----- RAW DATA -----
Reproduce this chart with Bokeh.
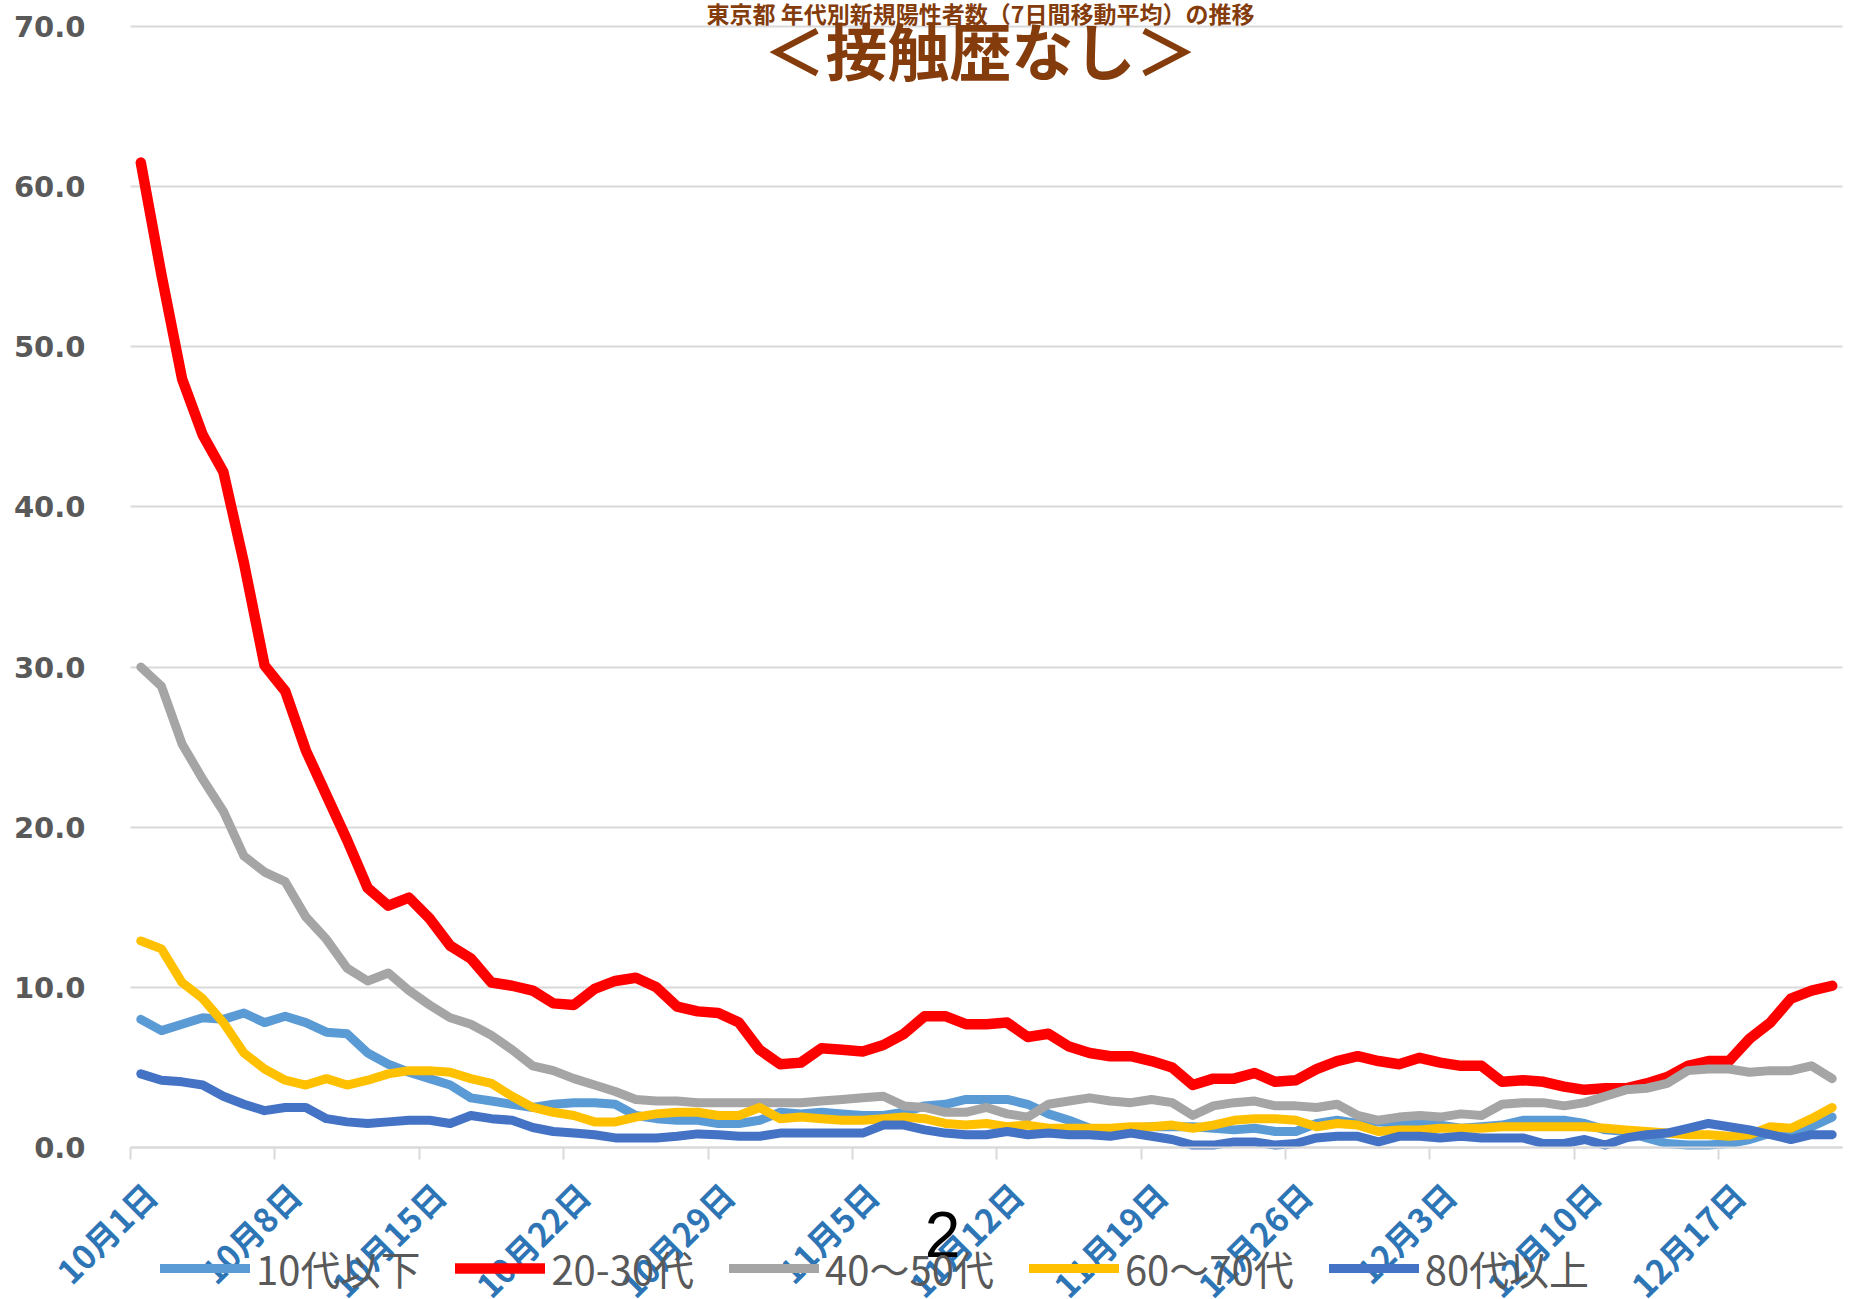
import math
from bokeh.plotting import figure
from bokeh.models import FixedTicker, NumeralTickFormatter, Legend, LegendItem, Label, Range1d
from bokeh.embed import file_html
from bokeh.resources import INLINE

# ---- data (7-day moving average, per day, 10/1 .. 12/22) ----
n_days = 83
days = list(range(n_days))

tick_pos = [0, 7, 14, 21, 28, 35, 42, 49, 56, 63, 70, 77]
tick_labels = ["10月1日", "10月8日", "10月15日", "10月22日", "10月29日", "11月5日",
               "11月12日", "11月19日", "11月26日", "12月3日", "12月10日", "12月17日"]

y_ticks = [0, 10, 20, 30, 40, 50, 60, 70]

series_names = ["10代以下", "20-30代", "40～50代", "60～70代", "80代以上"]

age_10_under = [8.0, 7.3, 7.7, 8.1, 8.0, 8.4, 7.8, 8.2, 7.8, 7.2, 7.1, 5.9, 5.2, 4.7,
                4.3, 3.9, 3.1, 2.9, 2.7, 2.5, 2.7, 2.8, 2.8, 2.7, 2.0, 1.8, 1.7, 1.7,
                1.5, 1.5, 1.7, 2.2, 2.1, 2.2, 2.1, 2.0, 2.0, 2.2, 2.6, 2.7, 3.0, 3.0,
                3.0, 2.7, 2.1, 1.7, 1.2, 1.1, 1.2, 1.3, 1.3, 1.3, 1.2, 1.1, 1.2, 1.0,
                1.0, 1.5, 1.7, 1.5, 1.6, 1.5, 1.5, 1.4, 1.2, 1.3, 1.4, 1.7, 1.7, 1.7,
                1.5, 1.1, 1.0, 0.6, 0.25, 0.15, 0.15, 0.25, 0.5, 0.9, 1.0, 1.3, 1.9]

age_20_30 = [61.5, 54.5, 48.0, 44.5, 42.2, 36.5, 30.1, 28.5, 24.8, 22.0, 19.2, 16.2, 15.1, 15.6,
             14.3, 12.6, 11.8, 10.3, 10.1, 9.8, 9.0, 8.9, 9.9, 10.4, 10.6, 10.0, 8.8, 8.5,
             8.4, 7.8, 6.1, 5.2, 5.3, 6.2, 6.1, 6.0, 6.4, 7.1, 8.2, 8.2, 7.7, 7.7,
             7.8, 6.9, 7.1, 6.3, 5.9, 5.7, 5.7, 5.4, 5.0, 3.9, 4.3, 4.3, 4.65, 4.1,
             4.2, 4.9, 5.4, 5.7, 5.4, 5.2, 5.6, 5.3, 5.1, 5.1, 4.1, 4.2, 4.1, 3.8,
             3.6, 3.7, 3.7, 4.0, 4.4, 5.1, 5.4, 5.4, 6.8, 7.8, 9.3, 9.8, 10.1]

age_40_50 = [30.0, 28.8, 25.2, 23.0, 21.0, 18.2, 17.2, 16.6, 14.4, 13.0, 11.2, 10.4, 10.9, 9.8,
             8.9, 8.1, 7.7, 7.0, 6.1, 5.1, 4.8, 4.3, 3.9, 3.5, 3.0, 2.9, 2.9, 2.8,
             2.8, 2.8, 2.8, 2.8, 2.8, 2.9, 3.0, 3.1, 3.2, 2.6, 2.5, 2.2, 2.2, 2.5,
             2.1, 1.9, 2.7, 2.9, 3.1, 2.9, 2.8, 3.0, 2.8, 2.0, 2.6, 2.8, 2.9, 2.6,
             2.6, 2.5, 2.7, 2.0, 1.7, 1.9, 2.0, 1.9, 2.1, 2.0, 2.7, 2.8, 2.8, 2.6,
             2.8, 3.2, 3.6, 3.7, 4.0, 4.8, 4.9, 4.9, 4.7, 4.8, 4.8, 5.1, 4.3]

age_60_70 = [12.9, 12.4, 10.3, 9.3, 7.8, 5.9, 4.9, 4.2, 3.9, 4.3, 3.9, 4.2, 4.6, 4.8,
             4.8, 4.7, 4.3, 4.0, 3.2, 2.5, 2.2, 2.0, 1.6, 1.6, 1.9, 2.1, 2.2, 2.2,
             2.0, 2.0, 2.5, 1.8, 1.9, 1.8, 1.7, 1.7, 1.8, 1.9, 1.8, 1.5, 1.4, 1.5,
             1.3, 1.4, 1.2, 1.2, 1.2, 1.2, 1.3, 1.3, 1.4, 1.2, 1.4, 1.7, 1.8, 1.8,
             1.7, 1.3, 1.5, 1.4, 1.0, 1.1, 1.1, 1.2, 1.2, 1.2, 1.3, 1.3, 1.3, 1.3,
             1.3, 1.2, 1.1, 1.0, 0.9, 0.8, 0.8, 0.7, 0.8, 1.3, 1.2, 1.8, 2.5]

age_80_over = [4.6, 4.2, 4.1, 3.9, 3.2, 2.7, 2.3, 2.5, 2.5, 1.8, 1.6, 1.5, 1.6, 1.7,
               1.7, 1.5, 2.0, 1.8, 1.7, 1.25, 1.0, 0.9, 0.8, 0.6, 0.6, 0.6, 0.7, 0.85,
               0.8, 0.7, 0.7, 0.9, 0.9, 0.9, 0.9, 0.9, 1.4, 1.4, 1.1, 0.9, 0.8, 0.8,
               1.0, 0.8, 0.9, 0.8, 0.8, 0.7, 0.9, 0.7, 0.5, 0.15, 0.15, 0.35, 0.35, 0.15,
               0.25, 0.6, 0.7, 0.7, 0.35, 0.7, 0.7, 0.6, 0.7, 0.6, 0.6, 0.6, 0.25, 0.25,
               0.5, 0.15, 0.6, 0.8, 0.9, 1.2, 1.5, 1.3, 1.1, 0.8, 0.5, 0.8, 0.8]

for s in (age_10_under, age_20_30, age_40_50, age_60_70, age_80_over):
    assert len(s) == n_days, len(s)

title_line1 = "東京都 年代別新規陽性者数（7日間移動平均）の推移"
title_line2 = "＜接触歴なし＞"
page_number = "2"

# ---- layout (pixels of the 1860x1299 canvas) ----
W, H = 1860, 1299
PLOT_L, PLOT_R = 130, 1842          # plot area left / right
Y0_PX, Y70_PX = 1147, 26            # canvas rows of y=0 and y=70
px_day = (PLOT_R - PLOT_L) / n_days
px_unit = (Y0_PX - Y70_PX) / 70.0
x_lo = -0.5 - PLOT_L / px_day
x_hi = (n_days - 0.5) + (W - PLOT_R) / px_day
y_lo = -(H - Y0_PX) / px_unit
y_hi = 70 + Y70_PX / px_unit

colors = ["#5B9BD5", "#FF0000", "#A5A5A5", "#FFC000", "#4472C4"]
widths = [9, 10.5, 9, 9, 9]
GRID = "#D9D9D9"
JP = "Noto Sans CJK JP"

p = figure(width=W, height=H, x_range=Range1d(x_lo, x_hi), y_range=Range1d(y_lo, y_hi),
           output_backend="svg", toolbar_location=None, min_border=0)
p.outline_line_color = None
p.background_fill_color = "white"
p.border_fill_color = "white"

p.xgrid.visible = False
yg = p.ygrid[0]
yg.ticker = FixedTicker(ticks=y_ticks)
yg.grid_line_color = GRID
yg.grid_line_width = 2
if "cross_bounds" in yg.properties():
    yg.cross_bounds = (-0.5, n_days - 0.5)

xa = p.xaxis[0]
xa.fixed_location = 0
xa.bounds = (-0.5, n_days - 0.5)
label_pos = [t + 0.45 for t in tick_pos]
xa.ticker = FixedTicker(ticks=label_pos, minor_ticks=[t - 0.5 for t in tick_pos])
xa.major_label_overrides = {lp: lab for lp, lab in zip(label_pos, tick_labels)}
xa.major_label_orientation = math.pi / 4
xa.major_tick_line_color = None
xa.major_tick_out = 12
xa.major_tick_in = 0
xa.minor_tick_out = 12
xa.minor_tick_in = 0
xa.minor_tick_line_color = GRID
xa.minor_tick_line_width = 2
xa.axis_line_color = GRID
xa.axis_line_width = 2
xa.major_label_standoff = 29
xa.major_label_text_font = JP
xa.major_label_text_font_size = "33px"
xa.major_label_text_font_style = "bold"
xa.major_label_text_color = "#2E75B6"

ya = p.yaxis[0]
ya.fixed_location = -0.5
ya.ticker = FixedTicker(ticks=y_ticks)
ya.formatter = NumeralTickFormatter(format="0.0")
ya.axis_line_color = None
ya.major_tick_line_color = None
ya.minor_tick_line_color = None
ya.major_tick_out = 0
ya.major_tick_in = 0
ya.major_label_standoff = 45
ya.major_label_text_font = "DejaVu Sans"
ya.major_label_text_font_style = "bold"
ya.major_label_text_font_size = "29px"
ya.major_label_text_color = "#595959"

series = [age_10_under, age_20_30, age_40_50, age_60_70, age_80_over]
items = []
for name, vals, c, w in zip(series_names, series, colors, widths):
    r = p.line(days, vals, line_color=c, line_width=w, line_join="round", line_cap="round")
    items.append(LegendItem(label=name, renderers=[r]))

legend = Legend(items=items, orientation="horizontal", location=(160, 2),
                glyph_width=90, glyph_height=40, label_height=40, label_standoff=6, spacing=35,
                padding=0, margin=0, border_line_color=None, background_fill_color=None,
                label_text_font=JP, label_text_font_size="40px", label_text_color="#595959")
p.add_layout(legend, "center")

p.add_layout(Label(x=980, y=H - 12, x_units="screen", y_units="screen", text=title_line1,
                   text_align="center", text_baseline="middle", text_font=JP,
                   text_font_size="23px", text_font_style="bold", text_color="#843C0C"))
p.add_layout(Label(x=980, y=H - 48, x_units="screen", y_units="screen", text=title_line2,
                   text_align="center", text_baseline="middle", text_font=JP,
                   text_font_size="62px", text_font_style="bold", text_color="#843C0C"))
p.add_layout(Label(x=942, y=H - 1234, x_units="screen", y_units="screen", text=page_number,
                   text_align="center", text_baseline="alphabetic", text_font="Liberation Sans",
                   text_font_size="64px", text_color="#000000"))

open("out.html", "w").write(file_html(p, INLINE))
-----
◆ WHAT THE TASK REQUIRES ◆
Reproduce exactly the run of lines that opens the listing and closes with the line holding "from bokeh.resources import INLINE". Pictures are excluded.

◆ SOLUTION ◆
Reproduce this chart with Bokeh.
import math
from bokeh.plotting import figure
from bokeh.models import FixedTicker, NumeralTickFormatter, Legend, LegendItem, Label, Range1d
from bokeh.embed import file_html
from bokeh.resources import INLINE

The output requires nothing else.